* **Your task**:
Return the entries verbatim and drop every picture.

(Source code of charts)
——————

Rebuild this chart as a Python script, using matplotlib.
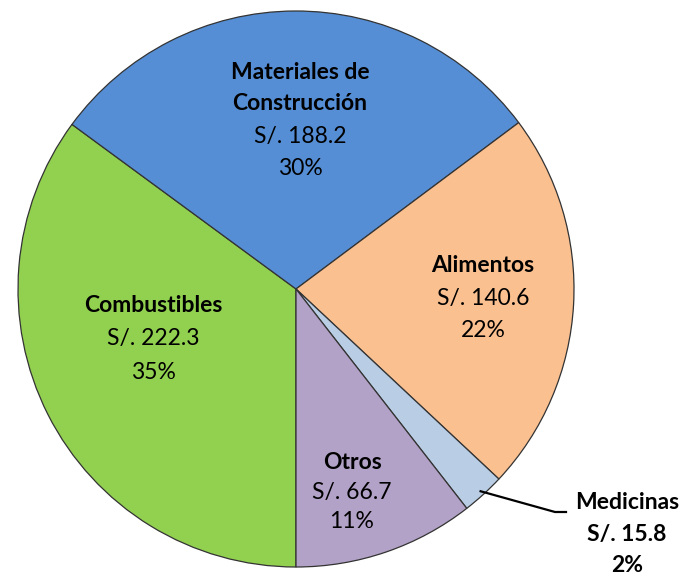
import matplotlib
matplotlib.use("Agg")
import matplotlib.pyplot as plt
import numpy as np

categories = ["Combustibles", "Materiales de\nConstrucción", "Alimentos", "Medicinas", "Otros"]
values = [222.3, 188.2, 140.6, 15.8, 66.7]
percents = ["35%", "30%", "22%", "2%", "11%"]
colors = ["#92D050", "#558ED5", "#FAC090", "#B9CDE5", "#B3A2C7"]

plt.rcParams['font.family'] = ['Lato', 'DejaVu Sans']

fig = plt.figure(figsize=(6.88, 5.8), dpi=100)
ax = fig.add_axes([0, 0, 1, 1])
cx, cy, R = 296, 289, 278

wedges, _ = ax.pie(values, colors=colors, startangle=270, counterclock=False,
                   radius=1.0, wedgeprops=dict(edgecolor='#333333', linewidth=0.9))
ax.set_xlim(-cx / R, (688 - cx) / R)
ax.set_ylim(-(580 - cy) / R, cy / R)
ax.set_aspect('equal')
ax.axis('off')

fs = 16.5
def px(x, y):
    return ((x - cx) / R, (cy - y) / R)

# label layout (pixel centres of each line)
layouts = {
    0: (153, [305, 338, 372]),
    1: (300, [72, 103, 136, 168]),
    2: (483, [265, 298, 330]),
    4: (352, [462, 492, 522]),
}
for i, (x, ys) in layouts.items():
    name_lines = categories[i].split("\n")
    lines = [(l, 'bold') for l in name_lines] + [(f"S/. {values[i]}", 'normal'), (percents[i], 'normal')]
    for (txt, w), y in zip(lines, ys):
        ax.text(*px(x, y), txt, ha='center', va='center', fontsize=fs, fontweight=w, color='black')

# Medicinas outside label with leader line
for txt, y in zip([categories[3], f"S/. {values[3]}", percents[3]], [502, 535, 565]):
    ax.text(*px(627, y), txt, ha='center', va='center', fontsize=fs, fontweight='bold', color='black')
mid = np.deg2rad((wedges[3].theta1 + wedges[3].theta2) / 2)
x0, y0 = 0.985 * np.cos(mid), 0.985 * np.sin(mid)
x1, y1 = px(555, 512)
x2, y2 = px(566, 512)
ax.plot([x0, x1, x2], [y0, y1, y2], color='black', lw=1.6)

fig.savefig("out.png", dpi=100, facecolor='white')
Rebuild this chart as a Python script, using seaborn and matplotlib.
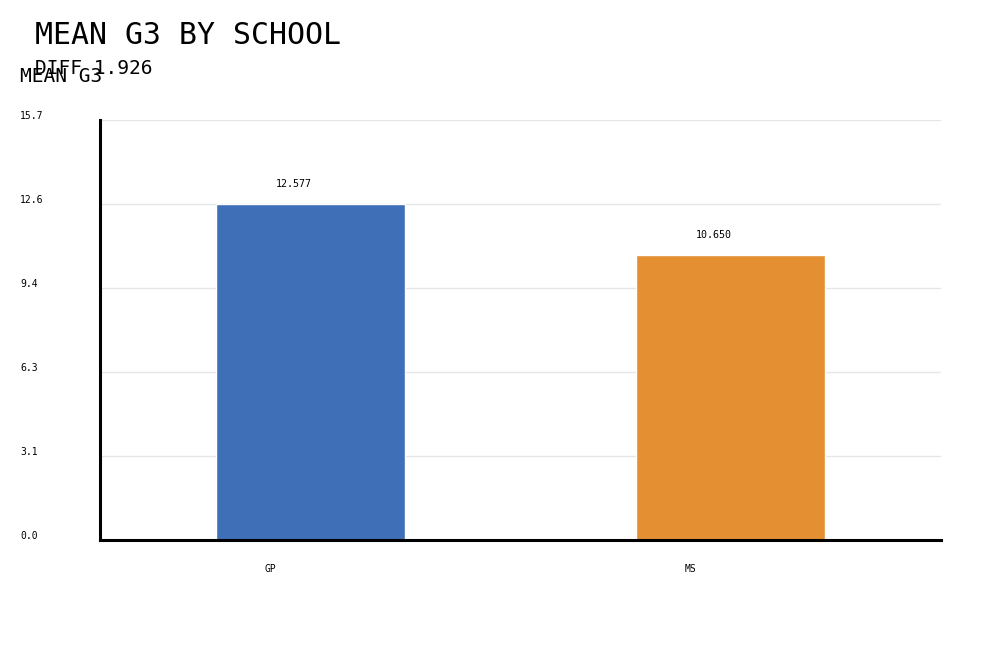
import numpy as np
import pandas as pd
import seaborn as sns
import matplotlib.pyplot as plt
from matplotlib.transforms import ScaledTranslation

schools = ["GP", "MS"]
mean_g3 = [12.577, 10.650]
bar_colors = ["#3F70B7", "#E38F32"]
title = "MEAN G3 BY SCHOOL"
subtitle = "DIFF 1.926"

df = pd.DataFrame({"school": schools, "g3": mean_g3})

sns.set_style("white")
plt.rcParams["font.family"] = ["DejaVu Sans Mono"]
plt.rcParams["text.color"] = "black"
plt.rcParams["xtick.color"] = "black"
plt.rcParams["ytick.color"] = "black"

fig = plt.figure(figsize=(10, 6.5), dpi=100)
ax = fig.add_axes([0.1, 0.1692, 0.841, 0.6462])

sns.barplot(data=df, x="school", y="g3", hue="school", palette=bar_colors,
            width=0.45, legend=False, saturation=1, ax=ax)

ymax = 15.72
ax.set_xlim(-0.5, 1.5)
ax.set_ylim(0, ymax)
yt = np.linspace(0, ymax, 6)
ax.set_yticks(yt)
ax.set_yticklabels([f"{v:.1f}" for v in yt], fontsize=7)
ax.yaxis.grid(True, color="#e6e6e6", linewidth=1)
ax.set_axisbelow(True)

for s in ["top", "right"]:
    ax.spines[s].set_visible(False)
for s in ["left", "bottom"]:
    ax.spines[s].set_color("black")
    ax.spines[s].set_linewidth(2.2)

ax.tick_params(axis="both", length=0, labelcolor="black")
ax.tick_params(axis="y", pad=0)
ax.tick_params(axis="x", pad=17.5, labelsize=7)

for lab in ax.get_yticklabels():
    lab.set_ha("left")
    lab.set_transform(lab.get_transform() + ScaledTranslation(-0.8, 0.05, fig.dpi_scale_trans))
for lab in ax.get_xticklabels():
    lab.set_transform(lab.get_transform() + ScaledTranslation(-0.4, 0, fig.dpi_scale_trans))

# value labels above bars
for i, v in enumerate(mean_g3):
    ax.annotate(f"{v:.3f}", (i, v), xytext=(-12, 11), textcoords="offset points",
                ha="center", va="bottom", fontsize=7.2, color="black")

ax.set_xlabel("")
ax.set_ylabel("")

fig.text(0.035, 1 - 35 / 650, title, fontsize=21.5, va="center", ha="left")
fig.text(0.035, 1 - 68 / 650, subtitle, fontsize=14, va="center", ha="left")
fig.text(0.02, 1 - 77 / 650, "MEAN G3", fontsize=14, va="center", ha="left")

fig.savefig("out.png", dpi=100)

——————

* **Answer below**:
Rebuild this chart as a Python script, using matplotlib.
import matplotlib
matplotlib.use("Agg")
import matplotlib.pyplot as plt
import numpy as np

categories = ["Combustibles", "Materiales de\nConstrucción", "Alimentos", "Medicinas", "Otros"]
values = [222.3, 188.2, 140.6, 15.8, 66.7]
percents = ["35%", "30%", "22%", "2%", "11%"]
colors = ["#92D050", "#558ED5", "#FAC090", "#B9CDE5", "#B3A2C7"]

plt.rcParams['font.family'] = ['Lato', 'DejaVu Sans']

fig = plt.figure(figsize=(6.88, 5.8), dpi=100)
ax = fig.add_axes([0, 0, 1, 1])
cx, cy, R = 296, 289, 278

wedges, _ = ax.pie(values, colors=colors, startangle=270, counterclock=False,
                   radius=1.0, wedgeprops=dict(edgecolor='#333333', linewidth=0.9))
ax.set_xlim(-cx / R, (688 - cx) / R)
ax.set_ylim(-(580 - cy) / R, cy / R)
ax.set_aspect('equal')
ax.axis('off')

fs = 16.5
def px(x, y):
    return ((x - cx) / R, (cy - y) / R)

# label layout (pixel centres of each line)
layouts = {
    0: (153, [305, 338, 372]),
    1: (300, [72, 103, 136, 168]),
    2: (483, [265, 298, 330]),
    4: (352, [462, 492, 522]),
}
for i, (x, ys) in layouts.items():
    name_lines = categories[i].split("\n")
    lines = [(l, 'bold') for l in name_lines] + [(f"S/. {values[i]}", 'normal'), (percents[i], 'normal')]
    for (txt, w), y in zip(lines, ys):
        ax.text(*px(x, y), txt, ha='center', va='center', fontsize=fs, fontweight=w, color='black')

# Medicinas outside label with leader line
for txt, y in zip([categories[3], f"S/. {values[3]}", percents[3]], [502, 535, 565]):
    ax.text(*px(627, y), txt, ha='center', va='center', fontsize=fs, fontweight='bold', color='black')
mid = np.deg2rad((wedges[3].theta1 + wedges[3].theta2) / 2)
x0, y0 = 0.985 * np.cos(mid), 0.985 * np.sin(mid)
x1, y1 = px(555, 512)
x2, y2 = px(566, 512)
ax.plot([x0, x1, x2], [y0, y1, y2], color='black', lw=1.6)

fig.savefig("out.png", dpi=100, facecolor='white')
Rebuild this chart as a Python script, using seaborn and matplotlib.
import numpy as np
import pandas as pd
import seaborn as sns
import matplotlib.pyplot as plt
from matplotlib.transforms import ScaledTranslation

schools = ["GP", "MS"]
mean_g3 = [12.577, 10.650]
bar_colors = ["#3F70B7", "#E38F32"]
title = "MEAN G3 BY SCHOOL"
subtitle = "DIFF 1.926"

df = pd.DataFrame({"school": schools, "g3": mean_g3})

sns.set_style("white")
plt.rcParams["font.family"] = ["DejaVu Sans Mono"]
plt.rcParams["text.color"] = "black"
plt.rcParams["xtick.color"] = "black"
plt.rcParams["ytick.color"] = "black"

fig = plt.figure(figsize=(10, 6.5), dpi=100)
ax = fig.add_axes([0.1, 0.1692, 0.841, 0.6462])

sns.barplot(data=df, x="school", y="g3", hue="school", palette=bar_colors,
            width=0.45, legend=False, saturation=1, ax=ax)

ymax = 15.72
ax.set_xlim(-0.5, 1.5)
ax.set_ylim(0, ymax)
yt = np.linspace(0, ymax, 6)
ax.set_yticks(yt)
ax.set_yticklabels([f"{v:.1f}" for v in yt], fontsize=7)
ax.yaxis.grid(True, color="#e6e6e6", linewidth=1)
ax.set_axisbelow(True)

for s in ["top", "right"]:
    ax.spines[s].set_visible(False)
for s in ["left", "bottom"]:
    ax.spines[s].set_color("black")
    ax.spines[s].set_linewidth(2.2)

ax.tick_params(axis="both", length=0, labelcolor="black")
ax.tick_params(axis="y", pad=0)
ax.tick_params(axis="x", pad=17.5, labelsize=7)

for lab in ax.get_yticklabels():
    lab.set_ha("left")
    lab.set_transform(lab.get_transform() + ScaledTranslation(-0.8, 0.05, fig.dpi_scale_trans))
for lab in ax.get_xticklabels():
    lab.set_transform(lab.get_transform() + ScaledTranslation(-0.4, 0, fig.dpi_scale_trans))

# value labels above bars
for i, v in enumerate(mean_g3):
    ax.annotate(f"{v:.3f}", (i, v), xytext=(-12, 11), textcoords="offset points",
                ha="center", va="bottom", fontsize=7.2, color="black")

ax.set_xlabel("")
ax.set_ylabel("")

fig.text(0.035, 1 - 35 / 650, title, fontsize=21.5, va="center", ha="left")
fig.text(0.035, 1 - 68 / 650, subtitle, fontsize=14, va="center", ha="left")
fig.text(0.02, 1 - 77 / 650, "MEAN G3", fontsize=14, va="center", ha="left")

fig.savefig("out.png", dpi=100)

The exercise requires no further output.